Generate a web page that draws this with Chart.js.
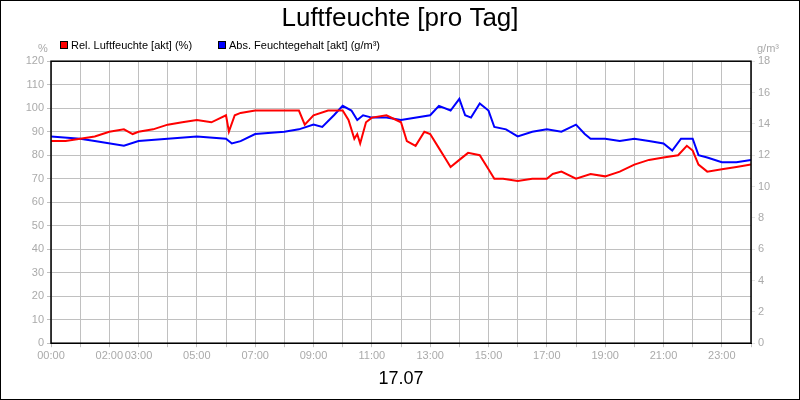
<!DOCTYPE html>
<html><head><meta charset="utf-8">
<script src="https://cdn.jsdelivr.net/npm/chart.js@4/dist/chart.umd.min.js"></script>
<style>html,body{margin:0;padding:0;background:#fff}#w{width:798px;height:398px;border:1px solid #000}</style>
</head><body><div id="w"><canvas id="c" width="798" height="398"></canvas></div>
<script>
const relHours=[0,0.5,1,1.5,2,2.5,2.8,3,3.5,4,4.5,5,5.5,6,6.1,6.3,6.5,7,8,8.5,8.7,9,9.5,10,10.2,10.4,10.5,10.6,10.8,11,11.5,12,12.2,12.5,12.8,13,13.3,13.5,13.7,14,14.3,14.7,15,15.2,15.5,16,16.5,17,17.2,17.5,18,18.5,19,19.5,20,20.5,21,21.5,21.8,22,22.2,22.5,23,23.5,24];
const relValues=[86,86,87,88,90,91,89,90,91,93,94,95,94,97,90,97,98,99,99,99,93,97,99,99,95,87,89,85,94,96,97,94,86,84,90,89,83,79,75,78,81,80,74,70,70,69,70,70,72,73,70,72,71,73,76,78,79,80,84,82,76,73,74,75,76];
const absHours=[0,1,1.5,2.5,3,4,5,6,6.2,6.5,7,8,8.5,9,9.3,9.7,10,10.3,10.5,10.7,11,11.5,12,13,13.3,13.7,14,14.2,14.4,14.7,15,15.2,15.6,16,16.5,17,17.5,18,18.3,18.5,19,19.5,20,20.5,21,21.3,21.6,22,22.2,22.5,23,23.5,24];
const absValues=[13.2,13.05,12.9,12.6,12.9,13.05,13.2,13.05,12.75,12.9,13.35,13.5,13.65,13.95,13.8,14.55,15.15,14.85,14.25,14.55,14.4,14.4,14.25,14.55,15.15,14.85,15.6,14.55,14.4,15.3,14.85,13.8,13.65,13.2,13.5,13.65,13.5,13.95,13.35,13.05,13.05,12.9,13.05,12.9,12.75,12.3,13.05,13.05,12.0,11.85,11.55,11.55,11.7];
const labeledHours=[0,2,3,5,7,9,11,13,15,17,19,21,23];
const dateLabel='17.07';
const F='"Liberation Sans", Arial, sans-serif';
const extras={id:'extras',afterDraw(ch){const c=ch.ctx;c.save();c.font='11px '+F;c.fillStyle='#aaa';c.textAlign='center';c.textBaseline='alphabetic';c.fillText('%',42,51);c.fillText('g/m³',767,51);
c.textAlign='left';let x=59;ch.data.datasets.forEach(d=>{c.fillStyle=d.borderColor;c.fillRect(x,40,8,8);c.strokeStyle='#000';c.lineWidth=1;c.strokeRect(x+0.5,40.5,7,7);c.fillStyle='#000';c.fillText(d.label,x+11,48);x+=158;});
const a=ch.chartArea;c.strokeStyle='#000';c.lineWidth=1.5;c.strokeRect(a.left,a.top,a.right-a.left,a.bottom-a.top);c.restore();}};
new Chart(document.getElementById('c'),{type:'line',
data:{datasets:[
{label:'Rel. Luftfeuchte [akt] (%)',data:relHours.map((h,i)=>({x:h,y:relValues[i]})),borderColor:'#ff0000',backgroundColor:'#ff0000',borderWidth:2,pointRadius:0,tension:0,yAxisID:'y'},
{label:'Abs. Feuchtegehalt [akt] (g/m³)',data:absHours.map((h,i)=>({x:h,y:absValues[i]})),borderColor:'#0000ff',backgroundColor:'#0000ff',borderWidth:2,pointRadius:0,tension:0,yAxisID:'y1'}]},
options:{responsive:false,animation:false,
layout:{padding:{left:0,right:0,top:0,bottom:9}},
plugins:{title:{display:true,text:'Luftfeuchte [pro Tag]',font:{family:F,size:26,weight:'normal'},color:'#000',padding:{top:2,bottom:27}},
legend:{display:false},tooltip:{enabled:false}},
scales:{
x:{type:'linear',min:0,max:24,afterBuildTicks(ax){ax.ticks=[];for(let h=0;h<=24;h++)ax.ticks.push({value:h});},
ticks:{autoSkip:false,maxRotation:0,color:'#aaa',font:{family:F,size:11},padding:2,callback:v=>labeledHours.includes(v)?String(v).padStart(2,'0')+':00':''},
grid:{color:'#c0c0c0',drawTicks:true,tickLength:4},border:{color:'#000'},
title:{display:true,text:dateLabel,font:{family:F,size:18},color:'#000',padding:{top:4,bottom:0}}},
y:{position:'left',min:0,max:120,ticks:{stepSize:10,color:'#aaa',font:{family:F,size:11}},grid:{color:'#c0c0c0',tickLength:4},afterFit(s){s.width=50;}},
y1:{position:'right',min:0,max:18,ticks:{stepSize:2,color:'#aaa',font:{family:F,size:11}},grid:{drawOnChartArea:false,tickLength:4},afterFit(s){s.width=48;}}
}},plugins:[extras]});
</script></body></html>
******
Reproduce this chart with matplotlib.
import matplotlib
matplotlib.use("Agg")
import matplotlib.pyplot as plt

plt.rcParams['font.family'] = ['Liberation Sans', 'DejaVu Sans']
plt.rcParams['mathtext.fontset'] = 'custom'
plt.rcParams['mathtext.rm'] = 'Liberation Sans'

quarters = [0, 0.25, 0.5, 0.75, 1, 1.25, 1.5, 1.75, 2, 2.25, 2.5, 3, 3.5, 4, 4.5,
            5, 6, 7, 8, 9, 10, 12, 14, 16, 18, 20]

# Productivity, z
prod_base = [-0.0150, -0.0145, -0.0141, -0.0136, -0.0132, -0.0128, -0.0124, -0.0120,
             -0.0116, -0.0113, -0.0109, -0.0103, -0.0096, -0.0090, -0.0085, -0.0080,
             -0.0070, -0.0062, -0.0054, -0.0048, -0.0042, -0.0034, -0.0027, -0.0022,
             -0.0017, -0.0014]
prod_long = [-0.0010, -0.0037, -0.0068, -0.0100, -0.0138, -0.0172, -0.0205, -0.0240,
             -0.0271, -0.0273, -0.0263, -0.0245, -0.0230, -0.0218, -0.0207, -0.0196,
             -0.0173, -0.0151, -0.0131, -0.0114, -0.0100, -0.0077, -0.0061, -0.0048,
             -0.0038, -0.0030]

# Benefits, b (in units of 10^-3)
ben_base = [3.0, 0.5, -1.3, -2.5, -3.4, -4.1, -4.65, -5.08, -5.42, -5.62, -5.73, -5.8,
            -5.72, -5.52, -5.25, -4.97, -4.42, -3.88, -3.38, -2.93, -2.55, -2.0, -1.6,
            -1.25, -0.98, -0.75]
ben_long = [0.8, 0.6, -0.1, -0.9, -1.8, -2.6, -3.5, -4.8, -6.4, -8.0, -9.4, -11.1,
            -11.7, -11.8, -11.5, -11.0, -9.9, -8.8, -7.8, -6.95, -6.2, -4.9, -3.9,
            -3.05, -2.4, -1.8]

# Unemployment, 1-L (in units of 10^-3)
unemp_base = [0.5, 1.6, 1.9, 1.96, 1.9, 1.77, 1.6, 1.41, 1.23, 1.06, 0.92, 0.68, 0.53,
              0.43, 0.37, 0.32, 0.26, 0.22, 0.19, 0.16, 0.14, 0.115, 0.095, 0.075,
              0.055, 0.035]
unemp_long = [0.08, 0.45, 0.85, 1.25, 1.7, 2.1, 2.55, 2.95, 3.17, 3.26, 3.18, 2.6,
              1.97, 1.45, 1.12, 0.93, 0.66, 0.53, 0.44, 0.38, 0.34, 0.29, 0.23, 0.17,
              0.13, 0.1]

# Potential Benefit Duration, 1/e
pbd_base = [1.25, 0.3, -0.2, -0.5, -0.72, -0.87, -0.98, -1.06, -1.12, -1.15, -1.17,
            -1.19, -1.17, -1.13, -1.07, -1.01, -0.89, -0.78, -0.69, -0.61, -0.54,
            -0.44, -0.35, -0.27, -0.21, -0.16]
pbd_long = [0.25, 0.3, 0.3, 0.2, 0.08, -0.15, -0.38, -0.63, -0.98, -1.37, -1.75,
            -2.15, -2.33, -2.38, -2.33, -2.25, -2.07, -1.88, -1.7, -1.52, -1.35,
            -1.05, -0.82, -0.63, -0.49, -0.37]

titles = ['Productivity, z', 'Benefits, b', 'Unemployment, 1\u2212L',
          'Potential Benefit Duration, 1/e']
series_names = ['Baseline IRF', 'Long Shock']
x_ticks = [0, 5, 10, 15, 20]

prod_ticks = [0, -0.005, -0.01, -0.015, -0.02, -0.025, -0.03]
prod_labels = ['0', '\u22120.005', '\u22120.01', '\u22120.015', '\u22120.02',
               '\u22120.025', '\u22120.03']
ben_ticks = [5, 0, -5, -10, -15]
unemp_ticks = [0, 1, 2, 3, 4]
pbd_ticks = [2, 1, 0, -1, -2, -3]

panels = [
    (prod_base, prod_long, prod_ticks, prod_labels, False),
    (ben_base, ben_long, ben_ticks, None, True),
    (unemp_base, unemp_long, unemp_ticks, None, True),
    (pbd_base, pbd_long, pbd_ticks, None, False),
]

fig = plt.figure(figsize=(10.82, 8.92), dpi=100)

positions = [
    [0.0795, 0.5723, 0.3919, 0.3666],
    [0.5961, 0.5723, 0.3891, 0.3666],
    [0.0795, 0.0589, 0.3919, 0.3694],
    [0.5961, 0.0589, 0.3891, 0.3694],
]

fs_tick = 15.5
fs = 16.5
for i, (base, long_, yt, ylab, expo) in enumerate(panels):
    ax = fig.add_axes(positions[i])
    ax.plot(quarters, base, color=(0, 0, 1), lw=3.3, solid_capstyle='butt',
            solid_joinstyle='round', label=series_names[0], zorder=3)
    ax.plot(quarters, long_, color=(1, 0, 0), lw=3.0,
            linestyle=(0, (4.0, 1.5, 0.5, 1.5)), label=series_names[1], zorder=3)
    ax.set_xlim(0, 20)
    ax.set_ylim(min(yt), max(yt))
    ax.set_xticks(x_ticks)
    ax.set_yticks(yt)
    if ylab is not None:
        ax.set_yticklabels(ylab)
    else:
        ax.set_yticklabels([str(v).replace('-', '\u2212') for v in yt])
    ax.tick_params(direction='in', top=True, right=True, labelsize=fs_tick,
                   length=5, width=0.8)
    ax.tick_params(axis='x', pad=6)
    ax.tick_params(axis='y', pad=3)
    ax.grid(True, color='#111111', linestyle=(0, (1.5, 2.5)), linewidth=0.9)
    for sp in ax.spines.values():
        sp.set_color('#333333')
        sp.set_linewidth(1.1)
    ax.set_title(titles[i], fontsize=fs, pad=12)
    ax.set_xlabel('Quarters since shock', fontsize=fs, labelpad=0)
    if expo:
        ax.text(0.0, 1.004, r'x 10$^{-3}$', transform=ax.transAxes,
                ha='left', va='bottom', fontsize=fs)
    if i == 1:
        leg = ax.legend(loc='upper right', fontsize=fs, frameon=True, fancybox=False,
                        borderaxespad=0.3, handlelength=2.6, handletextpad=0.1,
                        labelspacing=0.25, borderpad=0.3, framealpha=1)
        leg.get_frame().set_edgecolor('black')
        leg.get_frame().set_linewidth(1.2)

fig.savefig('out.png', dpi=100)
******
** Your instructions **
Within the material above, transcribe exactly the lines that run from the line holding "Reproduce this chart with matplotlib." through the line holding "5, 6, 7, 8, 9, 10, 12, 14, 16, 18, 20]".

** Expected answer **
Reproduce this chart with matplotlib.
import matplotlib
matplotlib.use("Agg")
import matplotlib.pyplot as plt

plt.rcParams['font.family'] = ['Liberation Sans', 'DejaVu Sans']
plt.rcParams['mathtext.fontset'] = 'custom'
plt.rcParams['mathtext.rm'] = 'Liberation Sans'

quarters = [0, 0.25, 0.5, 0.75, 1, 1.25, 1.5, 1.75, 2, 2.25, 2.5, 3, 3.5, 4, 4.5,
            5, 6, 7, 8, 9, 10, 12, 14, 16, 18, 20]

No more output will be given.